▶ Exercise aim:
Can you print the data exactly and leave out each image?
------ Dataset excerpt
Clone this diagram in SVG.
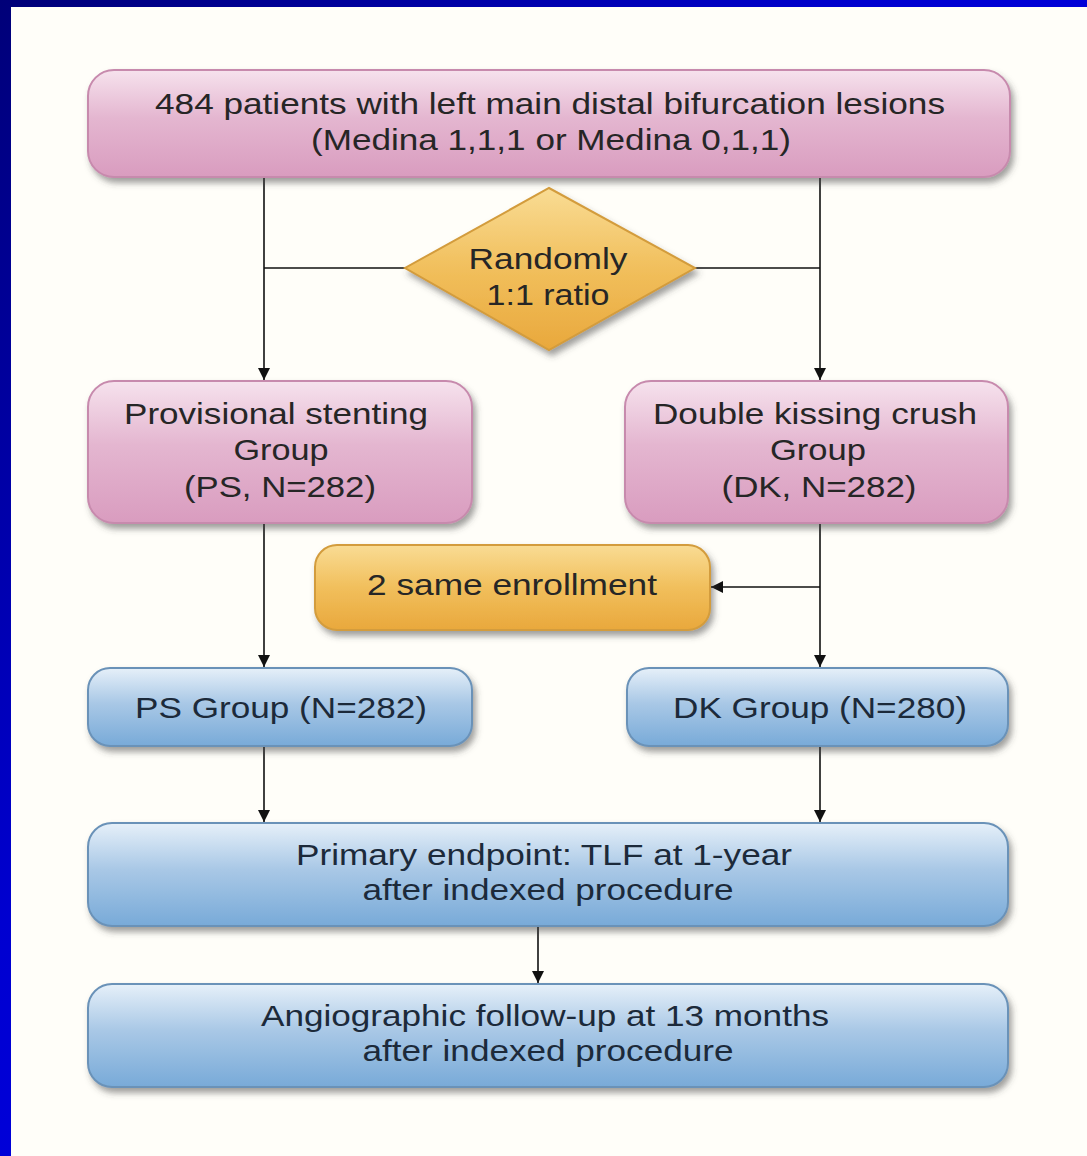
<svg xmlns="http://www.w3.org/2000/svg" width="1087" height="1156" viewBox="0 0 1087 1156">
<defs>
<linearGradient id="frame" x1="0" y1="0" x2="1" y2="1">
<stop offset="0" stop-color="#000078"/>
<stop offset="0.4" stop-color="#0000d0"/>
<stop offset="1" stop-color="#0000ff"/>
</linearGradient>
<linearGradient id="pink" x1="0" y1="0" x2="0" y2="1">
<stop offset="0" stop-color="#f6e2ed"/>
<stop offset="0.45" stop-color="#e4b6d0"/>
<stop offset="1" stop-color="#d99cbf"/>
</linearGradient>
<linearGradient id="orange" x1="0" y1="0" x2="0" y2="1">
<stop offset="0" stop-color="#f9dc94"/>
<stop offset="0.5" stop-color="#f1bf5c"/>
<stop offset="1" stop-color="#e9a83c"/>
</linearGradient>
<linearGradient id="blue" x1="0" y1="0" x2="0" y2="1">
<stop offset="0" stop-color="#e6f0f9"/>
<stop offset="0.45" stop-color="#a9c8e6"/>
<stop offset="1" stop-color="#78aad8"/>
</linearGradient>
<filter id="sh" x="-10%" y="-20%" width="125%" height="150%">
<feDropShadow dx="3" dy="5" stdDeviation="3" flood-color="#404040" flood-opacity="0.5"/>
</filter>
<marker id="ah" viewBox="0 0 10 10" refX="10" refY="5" markerWidth="12" markerHeight="13" markerUnits="userSpaceOnUse" orient="auto">
<path d="M0,0 L10,5 L0,10 z" fill="#111"/>
</marker>
</defs>
<style>
.t{font-family:"Liberation Sans",Arial,sans-serif;font-size:30px;fill:#262626;text-anchor:middle}
.tb{font-family:"Liberation Sans",Arial,sans-serif;font-size:30px;fill:#1c2a3a;text-anchor:middle}
.pk{fill:url(#pink);stroke:#c78aad;stroke-width:2;filter:url(#sh)}
.or{fill:url(#orange);stroke:#d39c3c;stroke-width:2;filter:url(#sh)}
.bl{fill:url(#blue);stroke:#6a92b8;stroke-width:2;filter:url(#sh)}
.ln{fill:none;stroke:#111;stroke-width:1.6}
</style>
<rect x="0" y="0" width="1087" height="1156" fill="url(#frame)"/>
<rect x="11" y="7" width="1076" height="1149" fill="#fffef9"/>

<g id="connectors">
<path class="ln" d="M264,177 V380" marker-end="url(#ah)"/>
<path class="ln" d="M820,177 V380" marker-end="url(#ah)"/>
<path class="ln" d="M264,268 H407"/>
<path class="ln" d="M693,268 H820"/>
<path class="ln" d="M264,523 V667" marker-end="url(#ah)"/>
<path class="ln" d="M820,523 V667" marker-end="url(#ah)"/>
<path class="ln" d="M820,587 H711" marker-end="url(#ah)"/>
<path class="ln" d="M264,746 V822" marker-end="url(#ah)"/>
<path class="ln" d="M820,746 V822" marker-end="url(#ah)"/>
<path class="ln" d="M538,926 V983" marker-end="url(#ah)"/>
</g>

<g id="n-patients">
<rect class="pk" x="88" y="70" width="922" height="107" rx="26"/>
<text class="t" x="550" y="114" textLength="790" lengthAdjust="spacingAndGlyphs">484 patients with left main distal bifurcation lesions</text>
<text class="t" x="551" y="150" textLength="480" lengthAdjust="spacingAndGlyphs">(Medina 1,1,1 or Medina 0,1,1)</text>
</g>

<g id="n-random">
<polygon class="or" points="549,188 695,268 549,350 405,268"/>
<text class="t" x="548" y="269" textLength="159" lengthAdjust="spacingAndGlyphs">Randomly</text>
<text class="t" x="548" y="305" textLength="123" lengthAdjust="spacingAndGlyphs">1:1 ratio</text>
</g>

<g id="n-ps">
<rect class="pk" x="88" y="381" width="384" height="142" rx="26"/>
<text class="t" x="276" y="424" textLength="304" lengthAdjust="spacingAndGlyphs">Provisional stenting</text>
<text class="t" x="281" y="460" textLength="95" lengthAdjust="spacingAndGlyphs">Group</text>
<text class="t" x="280" y="497" textLength="192" lengthAdjust="spacingAndGlyphs">(PS, N=282)</text>
</g>

<g id="n-dk">
<rect class="pk" x="625" y="381" width="383" height="142" rx="26"/>
<text class="t" x="815" y="424" textLength="324" lengthAdjust="spacingAndGlyphs">Double kissing crush</text>
<text class="t" x="818" y="460" textLength="96" lengthAdjust="spacingAndGlyphs">Group</text>
<text class="t" x="819" y="497" textLength="195" lengthAdjust="spacingAndGlyphs">(DK, N=282)</text>
</g>

<g id="n-same">
<rect class="or" x="315" y="545" width="395" height="85" rx="22"/>
<text class="t" x="512" y="595" textLength="290" lengthAdjust="spacingAndGlyphs">2 same enrollment</text>
</g>

<g id="n-psg">
<rect class="bl" x="88" y="668" width="384" height="78" rx="22"/>
<text class="tb" x="281" y="718" textLength="292" lengthAdjust="spacingAndGlyphs">PS Group (N=282)</text>
</g>

<g id="n-dkg">
<rect class="bl" x="627" y="668" width="381" height="78" rx="22"/>
<text class="tb" x="820" y="718" textLength="294" lengthAdjust="spacingAndGlyphs">DK Group (N=280)</text>
</g>

<g id="n-primary">
<rect class="bl" x="88" y="823" width="920" height="103" rx="24"/>
<text class="tb" x="544" y="865" textLength="496" lengthAdjust="spacingAndGlyphs">Primary endpoint: TLF at 1-year</text>
<text class="tb" x="548" y="900" textLength="371" lengthAdjust="spacingAndGlyphs">after indexed procedure</text>
</g>

<g id="n-angio">
<rect class="bl" x="88" y="984" width="920" height="103" rx="24"/>
<text class="tb" x="545" y="1026" textLength="568" lengthAdjust="spacingAndGlyphs">Angiographic follow-up at 13 months</text>
<text class="tb" x="548" y="1061" textLength="371" lengthAdjust="spacingAndGlyphs">after indexed procedure</text>
</g>
</svg>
------------
▶ Exercise response:
Clone this diagram in SVG.
<svg xmlns="http://www.w3.org/2000/svg" width="1087" height="1156" viewBox="0 0 1087 1156">
<defs>
<linearGradient id="frame" x1="0" y1="0" x2="1" y2="1">
<stop offset="0" stop-color="#000078"/>
<stop offset="0.4" stop-color="#0000d0"/>
<stop offset="1" stop-color="#0000ff"/>
</linearGradient>
<linearGradient id="pink" x1="0" y1="0" x2="0" y2="1">
<stop offset="0" stop-color="#f6e2ed"/>
<stop offset="0.45" stop-color="#e4b6d0"/>
<stop offset="1" stop-color="#d99cbf"/>
</linearGradient>
<linearGradient id="orange" x1="0" y1="0" x2="0" y2="1">
<stop offset="0" stop-color="#f9dc94"/>
<stop offset="0.5" stop-color="#f1bf5c"/>
<stop offset="1" stop-color="#e9a83c"/>
</linearGradient>
<linearGradient id="blue" x1="0" y1="0" x2="0" y2="1">
<stop offset="0" stop-color="#e6f0f9"/>
<stop offset="0.45" stop-color="#a9c8e6"/>
<stop offset="1" stop-color="#78aad8"/>
</linearGradient>
<filter id="sh" x="-10%" y="-20%" width="125%" height="150%">
<feDropShadow dx="3" dy="5" stdDeviation="3" flood-color="#404040" flood-opacity="0.5"/>
</filter>
<marker id="ah" viewBox="0 0 10 10" refX="10" refY="5" markerWidth="12" markerHeight="13" markerUnits="userSpaceOnUse" orient="auto">
<path d="M0,0 L10,5 L0,10 z" fill="#111"/>
</marker>
</defs>
<style>
.t{font-family:"Liberation Sans",Arial,sans-serif;font-size:30px;fill:#262626;text-anchor:middle}
.tb{font-family:"Liberation Sans",Arial,sans-serif;font-size:30px;fill:#1c2a3a;text-anchor:middle}
.pk{fill:url(#pink);stroke:#c78aad;stroke-width:2;filter:url(#sh)}
.or{fill:url(#orange);stroke:#d39c3c;stroke-width:2;filter:url(#sh)}
.bl{fill:url(#blue);stroke:#6a92b8;stroke-width:2;filter:url(#sh)}
.ln{fill:none;stroke:#111;stroke-width:1.6}
</style>
<rect x="0" y="0" width="1087" height="1156" fill="url(#frame)"/>
<rect x="11" y="7" width="1076" height="1149" fill="#fffef9"/>

<g id="connectors">
<path class="ln" d="M264,177 V380" marker-end="url(#ah)"/>
<path class="ln" d="M820,177 V380" marker-end="url(#ah)"/>
<path class="ln" d="M264,268 H407"/>
<path class="ln" d="M693,268 H820"/>
<path class="ln" d="M264,523 V667" marker-end="url(#ah)"/>
<path class="ln" d="M820,523 V667" marker-end="url(#ah)"/>
<path class="ln" d="M820,587 H711" marker-end="url(#ah)"/>
<path class="ln" d="M264,746 V822" marker-end="url(#ah)"/>
<path class="ln" d="M820,746 V822" marker-end="url(#ah)"/>
<path class="ln" d="M538,926 V983" marker-end="url(#ah)"/>
</g>

<g id="n-patients">
<rect class="pk" x="88" y="70" width="922" height="107" rx="26"/>
<text class="t" x="550" y="114" textLength="790" lengthAdjust="spacingAndGlyphs">484 patients with left main distal bifurcation lesions</text>
<text class="t" x="551" y="150" textLength="480" lengthAdjust="spacingAndGlyphs">(Medina 1,1,1 or Medina 0,1,1)</text>
</g>

<g id="n-random">
<polygon class="or" points="549,188 695,268 549,350 405,268"/>
<text class="t" x="548" y="269" textLength="159" lengthAdjust="spacingAndGlyphs">Randomly</text>
<text class="t" x="548" y="305" textLength="123" lengthAdjust="spacingAndGlyphs">1:1 ratio</text>
</g>

<g id="n-ps">
<rect class="pk" x="88" y="381" width="384" height="142" rx="26"/>
<text class="t" x="276" y="424" textLength="304" lengthAdjust="spacingAndGlyphs">Provisional stenting</text>
<text class="t" x="281" y="460" textLength="95" lengthAdjust="spacingAndGlyphs">Group</text>
<text class="t" x="280" y="497" textLength="192" lengthAdjust="spacingAndGlyphs">(PS, N=282)</text>
</g>

<g id="n-dk">
<rect class="pk" x="625" y="381" width="383" height="142" rx="26"/>
<text class="t" x="815" y="424" textLength="324" lengthAdjust="spacingAndGlyphs">Double kissing crush</text>
<text class="t" x="818" y="460" textLength="96" lengthAdjust="spacingAndGlyphs">Group</text>
<text class="t" x="819" y="497" textLength="195" lengthAdjust="spacingAndGlyphs">(DK, N=282)</text>
</g>

<g id="n-same">
<rect class="or" x="315" y="545" width="395" height="85" rx="22"/>
<text class="t" x="512" y="595" textLength="290" lengthAdjust="spacingAndGlyphs">2 same enrollment</text>
</g>

<g id="n-psg">
<rect class="bl" x="88" y="668" width="384" height="78" rx="22"/>
<text class="tb" x="281" y="718" textLength="292" lengthAdjust="spacingAndGlyphs">PS Group (N=282)</text>
</g>

<g id="n-dkg">
<rect class="bl" x="627" y="668" width="381" height="78" rx="22"/>
<text class="tb" x="820" y="718" textLength="294" lengthAdjust="spacingAndGlyphs">DK Group (N=280)</text>
</g>

<g id="n-primary">
<rect class="bl" x="88" y="823" width="920" height="103" rx="24"/>
<text class="tb" x="544" y="865" textLength="496" lengthAdjust="spacingAndGlyphs">Primary endpoint: TLF at 1-year</text>
<text class="tb" x="548" y="900" textLength="371" lengthAdjust="spacingAndGlyphs">after indexed procedure</text>
</g>

<g id="n-angio">
<rect class="bl" x="88" y="984" width="920" height="103" rx="24"/>
<text class="tb" x="545" y="1026" textLength="568" lengthAdjust="spacingAndGlyphs">Angiographic follow-up at 13 months</text>
<text class="tb" x="548" y="1061" textLength="371" lengthAdjust="spacingAndGlyphs">after indexed procedure</text>
</g>
</svg>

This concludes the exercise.